Throughout my career, I have started small companies and worked at large Fortune 500 companies, and in both scenarios there was a strong belief in conducting annual planning sessions to prepare for the coming year. A little over a year ago, I founded Relus Technologies, my fourth start-up, and we are now going through this same exercise. I have learned a ton in past iterations of business plans, and I will hopefully use some of this knowledge in preparing our 2015 plan.
Prediction of revenue based on past performance is highly inaccurate, and prediction based on any other data is merely a guess. Sure, it is important to make these guesses, but companies often fall into the trap of believing that the plan that was made at the beginning of the year is the Bible. “Thou shall not question the budget!” It has been carved in stone. Unforeseen market conditions can and will make your budget almost meaningless within weeks. If you then have hiring plans, compensation, capital expenditures, and other decisions tied to the budget, these decision points are now meaningless as well.
Only twenty or thirty years ago, the practice of annual budgeting and business plans seemed much more accurate and meaningful. Change happened rather slowly, so planning a year in advance seemed practical. For example, the new fax machines the company was planning to purchase and roll out to all their offices would have a fairly predictable return on investment. Over a 2-3 year period, the company could plan on reducing its mail room, and reduce postage and express mail fees. Numerous other business decisions were planned and budgeted, and accountants then rolled all these decisions into an annual budget to be chiseled into stone and announced to the company and investors.
In 2015, the pace of innovation has accelerated exponentially since 1985. I won’t go into all the disruptive technology trends we are seeing (that is in my other blogs). The net result is that rapid technology advances are enabling new business models, faster product launches, and new revenue streams. Furthermore, businesses today are much more connected to international forces than ever before. An earthquake in Asia, a coup in Africa, an election in Europe, or an oil discovery in Canada can all have unpredicted consequences on your budget. So what is a company to do in 2015 to plan, if so much can change so quickly? I am trying to answer that question in coming up with our Super Secret 2015 Business Plan.
- Be Nimble.We have built in the culture that we need to be prepared for rapid change. Because our business probably will change rapidly, our titles, reporting structures, and seating charts are all temporary.
- Be Quick.We need to make decisions quickly. Therefore, we are eliminating much of typical corporate America bureaucracy. In 2015, we will eliminate the barriers to being able to implement changes immediately.
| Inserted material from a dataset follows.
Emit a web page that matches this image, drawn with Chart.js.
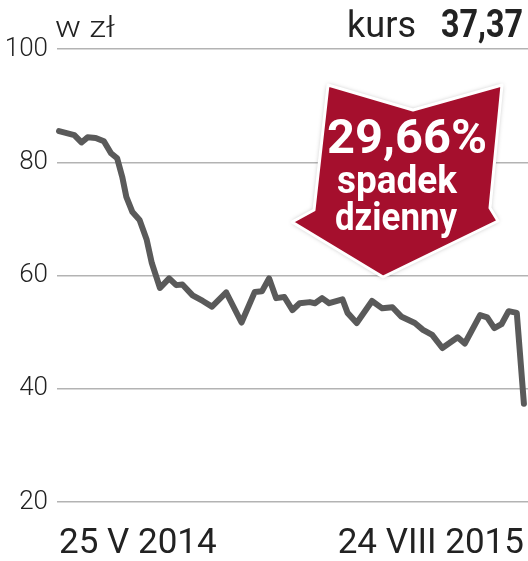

Gone are any approval cycles that take months or weeks. To succeed, we need to make decisions within hours—and be prepared for immediate success or failure.
- Jump over the candlestick. Jumping over a flame is a great analogy for a new method for business decisions. With new technology, companies can now experiment easily, quickly, and inexpensively. Being able to fail quickly is a powerful new weapon. In a traditional annual budgeting model, plans were revisited once per year. To succeed in 2015, we need to jump. If we get burned, we can quickly try a different strategy. Experimenting and quickly learning from mistakes is key to our 2015 strategy.
There you have it. Be nimble, be quick, and jump over the candlestick. Relus Technologies is prepared for an awesome 2015. We are budgeting for over 100% growth, but I am not going to carve this in stone yet—it may be 200%!